# Source data
"""
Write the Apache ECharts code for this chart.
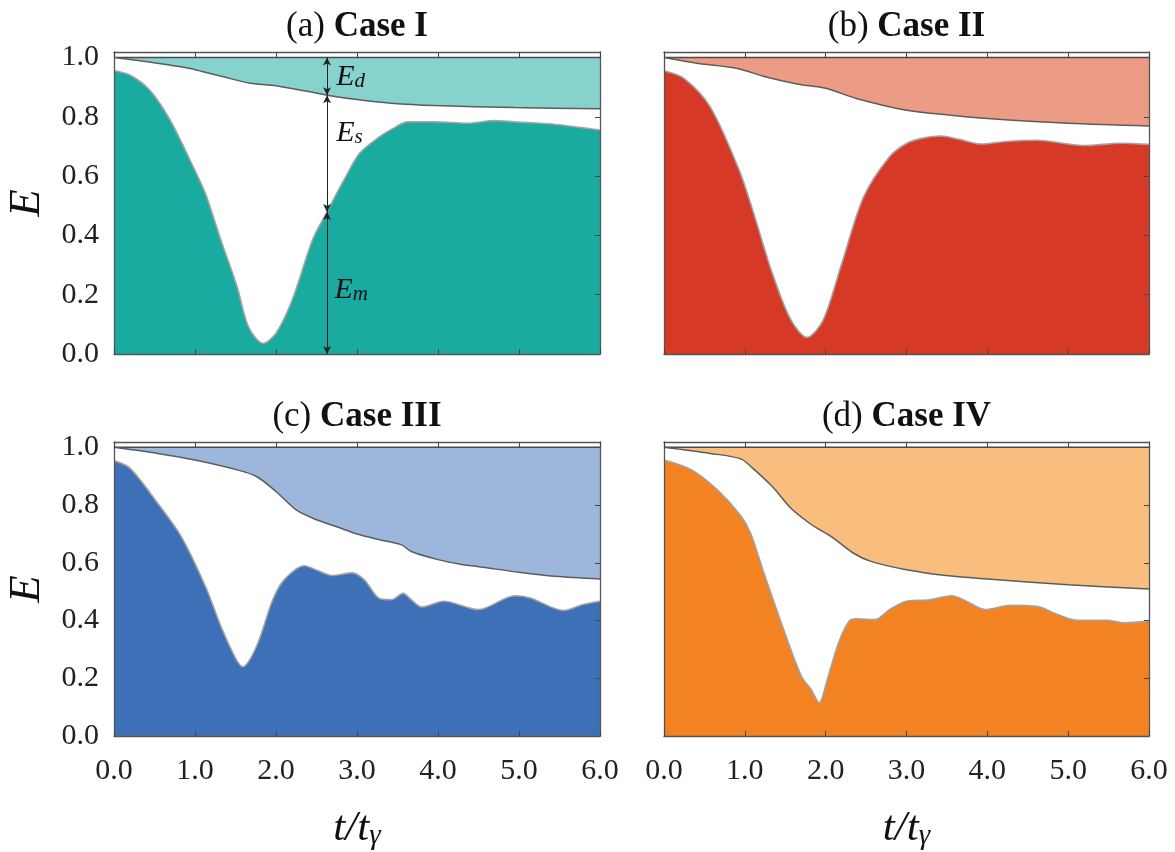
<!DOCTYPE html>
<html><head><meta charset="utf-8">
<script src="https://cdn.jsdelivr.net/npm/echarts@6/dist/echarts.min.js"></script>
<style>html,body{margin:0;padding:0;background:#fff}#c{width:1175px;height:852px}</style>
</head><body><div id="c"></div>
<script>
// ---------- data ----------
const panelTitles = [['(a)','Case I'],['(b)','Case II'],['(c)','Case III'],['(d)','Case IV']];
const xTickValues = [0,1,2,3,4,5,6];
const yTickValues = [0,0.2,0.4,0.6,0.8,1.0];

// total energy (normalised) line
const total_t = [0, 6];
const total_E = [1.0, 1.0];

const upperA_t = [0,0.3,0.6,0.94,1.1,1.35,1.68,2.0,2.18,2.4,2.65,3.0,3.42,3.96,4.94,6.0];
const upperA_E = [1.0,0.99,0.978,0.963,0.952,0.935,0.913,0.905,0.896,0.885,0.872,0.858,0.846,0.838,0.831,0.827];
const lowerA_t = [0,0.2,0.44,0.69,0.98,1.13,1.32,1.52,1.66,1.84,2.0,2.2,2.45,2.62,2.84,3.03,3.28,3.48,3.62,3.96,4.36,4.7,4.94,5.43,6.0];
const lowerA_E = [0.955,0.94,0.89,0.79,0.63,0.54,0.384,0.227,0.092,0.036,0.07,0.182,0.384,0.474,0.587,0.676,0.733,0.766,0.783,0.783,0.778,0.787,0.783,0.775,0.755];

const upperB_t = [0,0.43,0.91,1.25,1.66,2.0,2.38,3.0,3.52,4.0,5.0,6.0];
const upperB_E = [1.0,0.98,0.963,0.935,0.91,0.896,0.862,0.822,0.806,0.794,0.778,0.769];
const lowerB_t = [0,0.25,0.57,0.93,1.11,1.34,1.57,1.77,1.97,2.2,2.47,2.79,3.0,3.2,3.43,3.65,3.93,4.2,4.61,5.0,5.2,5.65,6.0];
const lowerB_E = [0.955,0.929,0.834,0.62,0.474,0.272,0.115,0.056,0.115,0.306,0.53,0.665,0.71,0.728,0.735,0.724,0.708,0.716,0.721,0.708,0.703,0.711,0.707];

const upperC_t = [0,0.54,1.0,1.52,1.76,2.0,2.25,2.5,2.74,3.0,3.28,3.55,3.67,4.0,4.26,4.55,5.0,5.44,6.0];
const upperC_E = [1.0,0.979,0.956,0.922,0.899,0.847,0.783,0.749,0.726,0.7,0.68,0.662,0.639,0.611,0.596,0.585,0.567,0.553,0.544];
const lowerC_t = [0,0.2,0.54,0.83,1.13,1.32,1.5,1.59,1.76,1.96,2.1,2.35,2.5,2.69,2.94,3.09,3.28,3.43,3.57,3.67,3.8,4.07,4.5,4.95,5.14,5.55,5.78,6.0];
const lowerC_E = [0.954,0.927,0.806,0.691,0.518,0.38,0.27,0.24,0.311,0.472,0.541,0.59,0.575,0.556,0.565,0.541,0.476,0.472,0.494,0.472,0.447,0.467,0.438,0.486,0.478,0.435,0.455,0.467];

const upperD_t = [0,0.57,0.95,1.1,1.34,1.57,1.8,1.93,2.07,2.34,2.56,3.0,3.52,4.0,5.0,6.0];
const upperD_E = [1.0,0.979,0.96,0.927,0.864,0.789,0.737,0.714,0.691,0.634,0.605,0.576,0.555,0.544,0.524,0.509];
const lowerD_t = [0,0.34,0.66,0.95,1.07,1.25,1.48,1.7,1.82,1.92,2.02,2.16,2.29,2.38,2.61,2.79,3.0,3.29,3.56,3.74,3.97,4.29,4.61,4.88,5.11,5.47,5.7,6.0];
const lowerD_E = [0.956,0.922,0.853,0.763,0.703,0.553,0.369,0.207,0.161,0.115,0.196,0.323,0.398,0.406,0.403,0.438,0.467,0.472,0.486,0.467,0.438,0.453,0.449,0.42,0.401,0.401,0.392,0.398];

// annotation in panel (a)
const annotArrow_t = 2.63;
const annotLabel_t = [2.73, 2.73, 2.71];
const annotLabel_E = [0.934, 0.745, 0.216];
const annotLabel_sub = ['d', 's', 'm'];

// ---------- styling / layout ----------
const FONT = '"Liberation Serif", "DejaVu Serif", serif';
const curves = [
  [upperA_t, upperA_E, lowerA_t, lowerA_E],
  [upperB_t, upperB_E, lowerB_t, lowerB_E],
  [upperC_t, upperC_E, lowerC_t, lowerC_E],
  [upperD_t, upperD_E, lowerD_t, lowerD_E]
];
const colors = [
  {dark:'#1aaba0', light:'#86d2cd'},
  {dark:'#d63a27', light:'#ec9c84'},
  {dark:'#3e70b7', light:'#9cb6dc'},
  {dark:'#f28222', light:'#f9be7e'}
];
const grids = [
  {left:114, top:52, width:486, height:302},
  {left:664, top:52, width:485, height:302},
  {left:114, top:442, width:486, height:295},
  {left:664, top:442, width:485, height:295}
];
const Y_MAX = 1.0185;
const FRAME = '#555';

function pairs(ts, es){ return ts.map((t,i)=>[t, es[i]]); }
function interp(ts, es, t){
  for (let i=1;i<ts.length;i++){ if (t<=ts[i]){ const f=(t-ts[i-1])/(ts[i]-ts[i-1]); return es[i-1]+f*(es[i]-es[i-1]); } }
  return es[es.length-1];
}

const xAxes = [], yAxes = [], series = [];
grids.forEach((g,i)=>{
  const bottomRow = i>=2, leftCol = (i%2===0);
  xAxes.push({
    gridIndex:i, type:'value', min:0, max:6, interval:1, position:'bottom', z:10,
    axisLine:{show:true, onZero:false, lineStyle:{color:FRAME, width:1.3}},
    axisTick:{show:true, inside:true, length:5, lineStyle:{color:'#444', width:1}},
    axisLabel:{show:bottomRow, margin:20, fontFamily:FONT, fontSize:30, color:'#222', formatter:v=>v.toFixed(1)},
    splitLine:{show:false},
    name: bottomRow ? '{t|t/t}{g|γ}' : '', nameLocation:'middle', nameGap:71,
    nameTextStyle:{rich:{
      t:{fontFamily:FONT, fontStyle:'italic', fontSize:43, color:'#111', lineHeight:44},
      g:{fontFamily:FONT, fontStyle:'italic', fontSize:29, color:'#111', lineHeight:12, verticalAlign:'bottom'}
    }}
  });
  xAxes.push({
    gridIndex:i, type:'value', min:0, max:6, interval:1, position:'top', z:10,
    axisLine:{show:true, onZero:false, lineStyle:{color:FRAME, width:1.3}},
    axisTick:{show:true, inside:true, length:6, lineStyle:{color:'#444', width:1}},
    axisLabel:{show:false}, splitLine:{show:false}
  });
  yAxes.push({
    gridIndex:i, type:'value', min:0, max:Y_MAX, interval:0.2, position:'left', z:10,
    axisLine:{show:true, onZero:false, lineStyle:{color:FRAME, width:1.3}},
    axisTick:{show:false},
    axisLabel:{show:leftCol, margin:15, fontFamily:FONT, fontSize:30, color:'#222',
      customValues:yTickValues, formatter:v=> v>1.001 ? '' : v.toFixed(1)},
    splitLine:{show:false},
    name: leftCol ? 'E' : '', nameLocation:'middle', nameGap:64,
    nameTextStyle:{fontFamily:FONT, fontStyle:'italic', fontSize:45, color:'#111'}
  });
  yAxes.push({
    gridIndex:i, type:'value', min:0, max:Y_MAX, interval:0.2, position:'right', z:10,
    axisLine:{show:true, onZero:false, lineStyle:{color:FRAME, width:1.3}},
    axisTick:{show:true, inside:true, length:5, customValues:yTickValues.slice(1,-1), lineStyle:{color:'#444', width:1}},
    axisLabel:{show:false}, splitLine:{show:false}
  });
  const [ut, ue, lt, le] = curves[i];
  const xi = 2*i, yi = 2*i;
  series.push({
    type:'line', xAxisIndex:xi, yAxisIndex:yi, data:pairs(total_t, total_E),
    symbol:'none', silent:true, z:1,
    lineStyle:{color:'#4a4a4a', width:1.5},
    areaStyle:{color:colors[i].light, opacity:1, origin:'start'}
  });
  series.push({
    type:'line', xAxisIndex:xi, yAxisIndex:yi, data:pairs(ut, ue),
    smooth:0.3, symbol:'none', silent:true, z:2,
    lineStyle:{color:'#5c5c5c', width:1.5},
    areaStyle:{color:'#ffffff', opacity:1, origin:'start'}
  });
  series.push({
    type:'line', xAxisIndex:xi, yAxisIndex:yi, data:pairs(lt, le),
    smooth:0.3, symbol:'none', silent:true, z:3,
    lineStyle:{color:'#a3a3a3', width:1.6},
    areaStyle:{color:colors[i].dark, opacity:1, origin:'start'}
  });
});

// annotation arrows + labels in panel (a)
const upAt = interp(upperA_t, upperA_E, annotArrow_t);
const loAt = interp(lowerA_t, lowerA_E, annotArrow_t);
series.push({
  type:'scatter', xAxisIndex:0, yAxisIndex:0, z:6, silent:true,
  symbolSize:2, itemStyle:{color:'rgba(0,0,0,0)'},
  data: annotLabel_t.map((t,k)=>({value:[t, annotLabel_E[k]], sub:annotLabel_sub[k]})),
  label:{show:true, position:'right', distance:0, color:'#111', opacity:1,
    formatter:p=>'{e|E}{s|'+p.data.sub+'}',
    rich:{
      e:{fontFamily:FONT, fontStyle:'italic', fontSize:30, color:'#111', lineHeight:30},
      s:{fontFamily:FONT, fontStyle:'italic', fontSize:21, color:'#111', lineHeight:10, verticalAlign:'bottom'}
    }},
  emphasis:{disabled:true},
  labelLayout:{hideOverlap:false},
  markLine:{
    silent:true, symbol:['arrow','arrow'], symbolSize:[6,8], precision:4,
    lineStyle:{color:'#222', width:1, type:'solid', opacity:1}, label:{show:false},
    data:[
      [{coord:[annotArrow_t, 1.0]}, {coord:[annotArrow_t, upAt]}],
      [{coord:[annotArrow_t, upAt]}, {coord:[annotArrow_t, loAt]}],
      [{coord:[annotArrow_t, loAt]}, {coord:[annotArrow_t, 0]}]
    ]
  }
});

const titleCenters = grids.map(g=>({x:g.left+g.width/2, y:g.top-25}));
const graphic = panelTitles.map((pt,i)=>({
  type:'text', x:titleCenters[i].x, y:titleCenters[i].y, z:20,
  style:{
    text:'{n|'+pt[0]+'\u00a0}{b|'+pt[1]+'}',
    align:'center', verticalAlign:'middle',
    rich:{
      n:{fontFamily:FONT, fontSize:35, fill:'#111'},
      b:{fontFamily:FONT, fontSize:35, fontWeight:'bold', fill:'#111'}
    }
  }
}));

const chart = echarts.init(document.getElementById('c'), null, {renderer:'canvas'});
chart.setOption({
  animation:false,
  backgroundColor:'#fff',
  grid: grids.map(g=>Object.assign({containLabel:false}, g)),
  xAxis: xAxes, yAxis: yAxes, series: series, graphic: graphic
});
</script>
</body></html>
"""
"""
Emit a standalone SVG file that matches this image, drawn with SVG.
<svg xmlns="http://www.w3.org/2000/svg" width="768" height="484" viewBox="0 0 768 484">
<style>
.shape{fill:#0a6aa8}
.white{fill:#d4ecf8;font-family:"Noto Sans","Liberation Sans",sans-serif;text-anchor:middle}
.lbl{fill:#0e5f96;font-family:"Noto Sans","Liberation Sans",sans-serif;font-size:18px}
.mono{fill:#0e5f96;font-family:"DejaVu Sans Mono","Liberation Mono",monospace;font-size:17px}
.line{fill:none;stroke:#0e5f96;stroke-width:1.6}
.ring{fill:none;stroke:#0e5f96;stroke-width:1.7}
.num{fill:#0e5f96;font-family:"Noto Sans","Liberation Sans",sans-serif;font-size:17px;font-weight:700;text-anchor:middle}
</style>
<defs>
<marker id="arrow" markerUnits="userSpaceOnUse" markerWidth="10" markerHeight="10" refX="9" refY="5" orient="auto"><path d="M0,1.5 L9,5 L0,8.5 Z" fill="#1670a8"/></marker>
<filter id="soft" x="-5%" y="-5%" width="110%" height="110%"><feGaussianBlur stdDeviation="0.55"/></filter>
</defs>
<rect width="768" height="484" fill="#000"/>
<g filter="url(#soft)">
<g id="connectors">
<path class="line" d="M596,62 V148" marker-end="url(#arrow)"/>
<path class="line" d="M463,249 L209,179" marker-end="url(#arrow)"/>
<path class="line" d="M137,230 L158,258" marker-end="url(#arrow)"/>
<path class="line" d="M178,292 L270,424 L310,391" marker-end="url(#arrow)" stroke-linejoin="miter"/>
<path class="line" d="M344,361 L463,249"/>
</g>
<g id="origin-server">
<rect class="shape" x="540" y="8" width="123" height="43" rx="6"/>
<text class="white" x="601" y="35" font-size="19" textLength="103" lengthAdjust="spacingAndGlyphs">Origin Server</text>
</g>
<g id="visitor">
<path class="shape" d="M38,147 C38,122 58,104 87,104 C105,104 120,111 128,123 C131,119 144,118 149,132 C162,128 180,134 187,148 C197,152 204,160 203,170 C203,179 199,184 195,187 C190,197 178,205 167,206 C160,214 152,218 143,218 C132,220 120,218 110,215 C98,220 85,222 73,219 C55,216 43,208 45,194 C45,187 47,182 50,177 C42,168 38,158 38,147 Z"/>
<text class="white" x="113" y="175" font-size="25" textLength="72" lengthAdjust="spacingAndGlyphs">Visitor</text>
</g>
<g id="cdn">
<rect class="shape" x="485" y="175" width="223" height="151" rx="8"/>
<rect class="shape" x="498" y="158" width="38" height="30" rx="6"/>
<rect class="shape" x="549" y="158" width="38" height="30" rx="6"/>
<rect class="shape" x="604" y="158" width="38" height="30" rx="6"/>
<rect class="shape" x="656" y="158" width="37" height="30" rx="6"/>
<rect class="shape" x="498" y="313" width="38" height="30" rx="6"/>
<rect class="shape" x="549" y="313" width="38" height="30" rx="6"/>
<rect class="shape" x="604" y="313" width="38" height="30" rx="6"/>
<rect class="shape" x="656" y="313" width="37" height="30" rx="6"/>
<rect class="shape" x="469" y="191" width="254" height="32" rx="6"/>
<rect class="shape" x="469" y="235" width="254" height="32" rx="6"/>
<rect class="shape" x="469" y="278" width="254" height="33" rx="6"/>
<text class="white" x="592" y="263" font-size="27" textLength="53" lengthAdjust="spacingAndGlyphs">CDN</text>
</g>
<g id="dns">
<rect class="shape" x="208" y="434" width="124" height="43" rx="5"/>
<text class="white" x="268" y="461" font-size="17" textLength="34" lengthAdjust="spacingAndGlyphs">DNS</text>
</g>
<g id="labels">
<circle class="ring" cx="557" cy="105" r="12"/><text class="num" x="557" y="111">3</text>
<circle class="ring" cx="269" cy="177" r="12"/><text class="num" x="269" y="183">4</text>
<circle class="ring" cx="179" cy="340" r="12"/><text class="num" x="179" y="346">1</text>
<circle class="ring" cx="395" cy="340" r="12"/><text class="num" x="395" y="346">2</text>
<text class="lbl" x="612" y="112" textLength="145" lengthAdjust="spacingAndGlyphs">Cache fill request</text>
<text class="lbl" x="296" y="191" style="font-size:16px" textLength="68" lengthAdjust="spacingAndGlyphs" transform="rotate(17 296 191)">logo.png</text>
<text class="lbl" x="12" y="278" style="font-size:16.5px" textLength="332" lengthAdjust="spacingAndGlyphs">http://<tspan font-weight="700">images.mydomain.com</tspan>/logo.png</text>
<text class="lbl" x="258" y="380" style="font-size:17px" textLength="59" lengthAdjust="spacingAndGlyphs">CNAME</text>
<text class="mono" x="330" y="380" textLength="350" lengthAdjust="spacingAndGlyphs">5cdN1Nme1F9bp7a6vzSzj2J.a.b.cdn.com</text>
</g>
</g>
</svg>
"""
Nothing but the lines from the one with "Write the Apache ECharts code for this chart." through the one with "const total_E = [1.0, 1.0];" is to be copied, exactly and ends included. Leave pictures out.

Write the Apache ECharts code for this chart.
<!DOCTYPE html>
<html><head><meta charset="utf-8">
<script src="https://cdn.jsdelivr.net/npm/echarts@6/dist/echarts.min.js"></script>
<style>html,body{margin:0;padding:0;background:#fff}#c{width:1175px;height:852px}</style>
</head><body><div id="c"></div>
<script>
// ---------- data ----------
const panelTitles = [['(a)','Case I'],['(b)','Case II'],['(c)','Case III'],['(d)','Case IV']];
const xTickValues = [0,1,2,3,4,5,6];
const yTickValues = [0,0.2,0.4,0.6,0.8,1.0];

// total energy (normalised) line
const total_t = [0, 6];
const total_E = [1.0, 1.0];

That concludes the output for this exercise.